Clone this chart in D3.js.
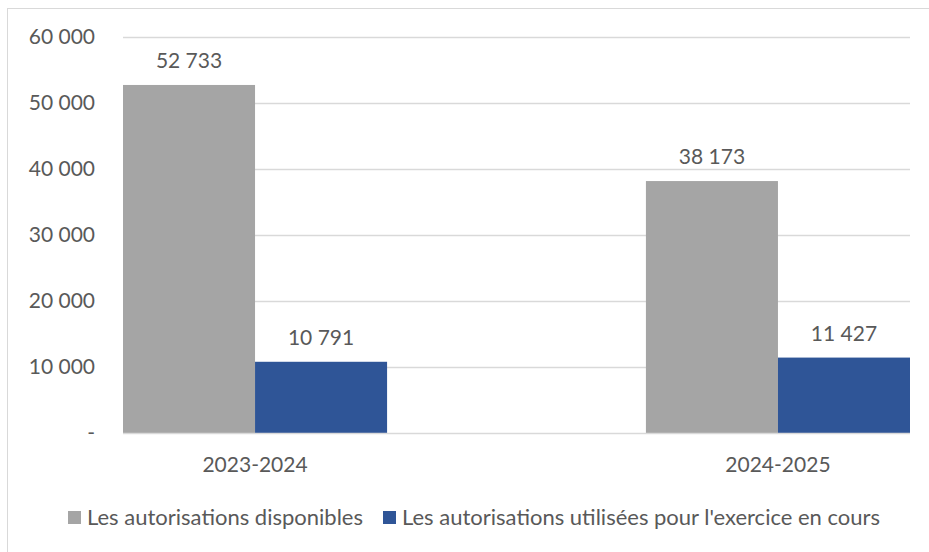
<!DOCTYPE html>
<html>
<head>
<meta charset="utf-8">
<script src="https://cdn.jsdelivr.net/npm/d3@7"></script>
<style>
  body { margin: 0; background: #fff; }
  text { font-family: Lato, "Open Sans", sans-serif; fill: #595959; }
</style>
</head>
<body>
<div id="chart"></div>
<script>
var categories = ["2023-2024", "2024-2025"];
var series = ["Les autorisations disponibles", "Les autorisations utilisées pour l'exercice en cours"];
var disponibles = [52733, 38173];
var utilisees = [10791, 11427];
var yTicks = [0, 10000, 20000, 30000, 40000, 50000, 60000];
var colors = ["#a5a5a5", "#2f5597"];

var width = 929, height = 552;
var margin = { top: 37, right: 19, bottom: 119, left: 123 };
var plotW = width - margin.left - margin.right,
    plotH = height - margin.top - margin.bottom;

var svg = d3.select("#chart").append("svg")
    .attr("width", width)
    .attr("height", height);

// chart border (right and bottom are off the picture)
svg.append("rect")
    .attr("x", 7.5).attr("y", 8.5)
    .attr("width", 940).attr("height", 560)
    .attr("fill", "none")
    .attr("stroke", "#d9d9d9");

var g = svg.append("g")
    .attr("transform", "translate(" + margin.left + "," + margin.top + ")");

var y = d3.scaleLinear().domain([0, 60000]).range([plotH, 0]);

var x0 = d3.scaleBand()
    .domain(categories)
    .range([0, plotW])
    .paddingInner(0.495)
    .paddingOuter(0);

var x1 = d3.scaleBand()
    .domain([0, 1])
    .range([0, x0.bandwidth()]);

var fmt = function(v) {
    if (v == 0) return "-";
    return d3.format(",")(v).replace(/,/g, " ");
};

// gridlines
g.selectAll(".grid")
    .data(yTicks.slice(1))
    .enter().append("line")
    .attr("x1", 0).attr("x2", plotW)
    .attr("y1", function(d) { return Math.round(y(d)) + 0.5; })
    .attr("y2", function(d) { return Math.round(y(d)) + 0.5; })
    .attr("stroke", "#d9d9d9")
    .attr("stroke-width", 1.5);

var yAxis = d3.axisLeft(y)
    .tickValues(yTicks)
    .tickSize(0)
    .tickPadding(28)
    .tickFormat(fmt);

var gy = g.append("g").call(yAxis);
gy.select(".domain").remove();
gy.selectAll("text").style("font-size", "21px").attr("fill", "#595959");

var rows = categories.map(function(c, i) {
    return { cat: c, values: [disponibles[i], utilisees[i]] };
});

var groups = g.selectAll(".grp")
    .data(rows)
    .enter().append("g")
    .attr("transform", function(d) { return "translate(" + x0(d.cat) + ",0)"; });

groups.selectAll("rect")
    .data(function(d) { return d.values; })
    .enter().append("rect")
    .attr("x", function(d, i) { return x1(i); })
    .attr("y", function(d) { return y(d); })
    .attr("width", x1.bandwidth())
    .attr("height", function(d) { return plotH - y(d); })
    .attr("fill", function(d, i) { return colors[i]; });

groups.selectAll(".lbl")
    .data(function(d) { return d.values; })
    .enter().append("text")
    .attr("x", function(d, i) { return x1(i) + x1.bandwidth() / 2; })
    .attr("y", function(d) { return y(d) - 17; })
    .attr("text-anchor", "middle")
    .style("font-size", "21px")
    .text(fmt);

// x axis line
g.append("line")
    .attr("x1", 0).attr("x2", plotW)
    .attr("y1", plotH + 0.5).attr("y2", plotH + 0.5)
    .attr("stroke", "#d9d9d9")
    .attr("stroke-width", 1.5);

// category labels, centred under each pair of bars
g.selectAll(".cat")
    .data(categories)
    .enter().append("text")
    .attr("x", function(d) { return x0(d) + x0.bandwidth() / 2; })
    .attr("y", plotH + 39)
    .attr("text-anchor", "middle")
    .style("font-size", "21px")
    .text(function(d) { return d; });

// legend
var legend = svg.append("g").attr("transform", "translate(68,511)");
var lx = [0, 315];
series.forEach(function(s, i) {
    var item = legend.append("g").attr("transform", "translate(" + lx[i] + ",0)");
    item.append("rect")
        .attr("width", 13).attr("height", 13)
        .attr("fill", colors[i]);
    item.append("text")
        .attr("x", 19).attr("y", 14)
        .style("font-size", "22px")
        .text(s);
});
</script>
</body>
</html>
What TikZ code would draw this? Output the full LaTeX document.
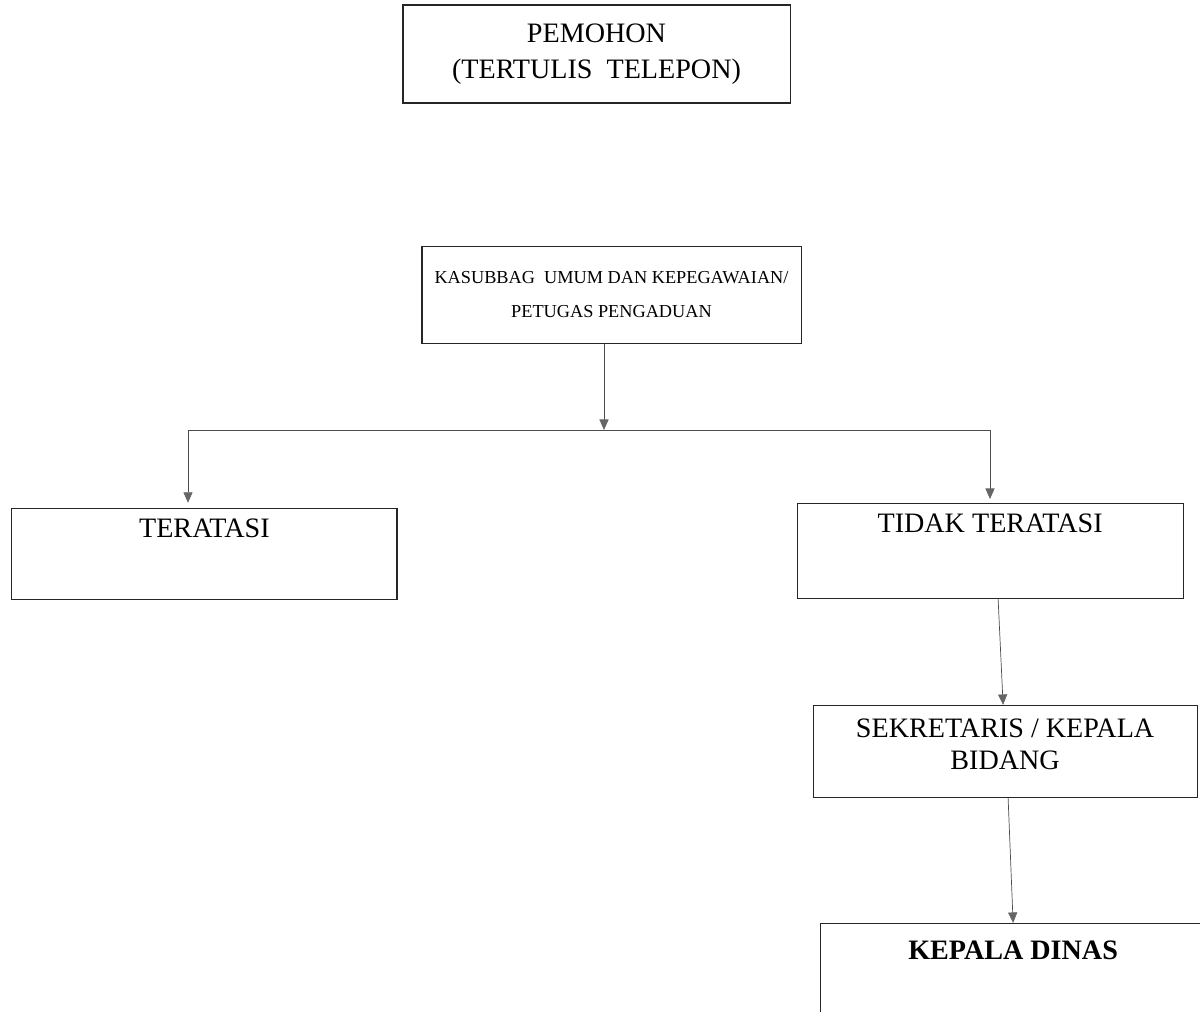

* **DESCRIPTION OF THE TASK**
Above are the records; reproduce them exactly and leave out the pictures.

* **EXERCISE SOLUTION**
Clone this chart in D3.js.
<!DOCTYPE html>
<html>
<head>
<meta charset="utf-8">
<script src="https://cdn.jsdelivr.net/npm/d3@7"></script>
<style>
  body { margin: 0; background: #fff; }
  text { font-family: Lato, "Open Sans", sans-serif; fill: #595959; }
</style>
</head>
<body>
<div id="chart"></div>
<script>
var categories = ["2023-2024", "2024-2025"];
var series = ["Les autorisations disponibles", "Les autorisations utilisées pour l'exercice en cours"];
var disponibles = [52733, 38173];
var utilisees = [10791, 11427];
var yTicks = [0, 10000, 20000, 30000, 40000, 50000, 60000];
var colors = ["#a5a5a5", "#2f5597"];

var width = 929, height = 552;
var margin = { top: 37, right: 19, bottom: 119, left: 123 };
var plotW = width - margin.left - margin.right,
    plotH = height - margin.top - margin.bottom;

var svg = d3.select("#chart").append("svg")
    .attr("width", width)
    .attr("height", height);

// chart border (right and bottom are off the picture)
svg.append("rect")
    .attr("x", 7.5).attr("y", 8.5)
    .attr("width", 940).attr("height", 560)
    .attr("fill", "none")
    .attr("stroke", "#d9d9d9");

var g = svg.append("g")
    .attr("transform", "translate(" + margin.left + "," + margin.top + ")");

var y = d3.scaleLinear().domain([0, 60000]).range([plotH, 0]);

var x0 = d3.scaleBand()
    .domain(categories)
    .range([0, plotW])
    .paddingInner(0.495)
    .paddingOuter(0);

var x1 = d3.scaleBand()
    .domain([0, 1])
    .range([0, x0.bandwidth()]);

var fmt = function(v) {
    if (v == 0) return "-";
    return d3.format(",")(v).replace(/,/g, " ");
};

// gridlines
g.selectAll(".grid")
    .data(yTicks.slice(1))
    .enter().append("line")
    .attr("x1", 0).attr("x2", plotW)
    .attr("y1", function(d) { return Math.round(y(d)) + 0.5; })
    .attr("y2", function(d) { return Math.round(y(d)) + 0.5; })
    .attr("stroke", "#d9d9d9")
    .attr("stroke-width", 1.5);

var yAxis = d3.axisLeft(y)
    .tickValues(yTicks)
    .tickSize(0)
    .tickPadding(28)
    .tickFormat(fmt);

var gy = g.append("g").call(yAxis);
gy.select(".domain").remove();
gy.selectAll("text").style("font-size", "21px").attr("fill", "#595959");

var rows = categories.map(function(c, i) {
    return { cat: c, values: [disponibles[i], utilisees[i]] };
});

var groups = g.selectAll(".grp")
    .data(rows)
    .enter().append("g")
    .attr("transform", function(d) { return "translate(" + x0(d.cat) + ",0)"; });

groups.selectAll("rect")
    .data(function(d) { return d.values; })
    .enter().append("rect")
    .attr("x", function(d, i) { return x1(i); })
    .attr("y", function(d) { return y(d); })
    .attr("width", x1.bandwidth())
    .attr("height", function(d) { return plotH - y(d); })
    .attr("fill", function(d, i) { return colors[i]; });

groups.selectAll(".lbl")
    .data(function(d) { return d.values; })
    .enter().append("text")
    .attr("x", function(d, i) { return x1(i) + x1.bandwidth() / 2; })
    .attr("y", function(d) { return y(d) - 17; })
    .attr("text-anchor", "middle")
    .style("font-size", "21px")
    .text(fmt);

// x axis line
g.append("line")
    .attr("x1", 0).attr("x2", plotW)
    .attr("y1", plotH + 0.5).attr("y2", plotH + 0.5)
    .attr("stroke", "#d9d9d9")
    .attr("stroke-width", 1.5);

// category labels, centred under each pair of bars
g.selectAll(".cat")
    .data(categories)
    .enter().append("text")
    .attr("x", function(d) { return x0(d) + x0.bandwidth() / 2; })
    .attr("y", plotH + 39)
    .attr("text-anchor", "middle")
    .style("font-size", "21px")
    .text(function(d) { return d; });

// legend
var legend = svg.append("g").attr("transform", "translate(68,511)");
var lx = [0, 315];
series.forEach(function(s, i) {
    var item = legend.append("g").attr("transform", "translate(" + lx[i] + ",0)");
    item.append("rect")
        .attr("width", 13).attr("height", 13)
        .attr("fill", colors[i]);
    item.append("text")
        .attr("x", 19).attr("y", 14)
        .style("font-size", "22px")
        .text(s);
});
</script>
</body>
</html>
What TikZ code would draw this? Output the full LaTeX document.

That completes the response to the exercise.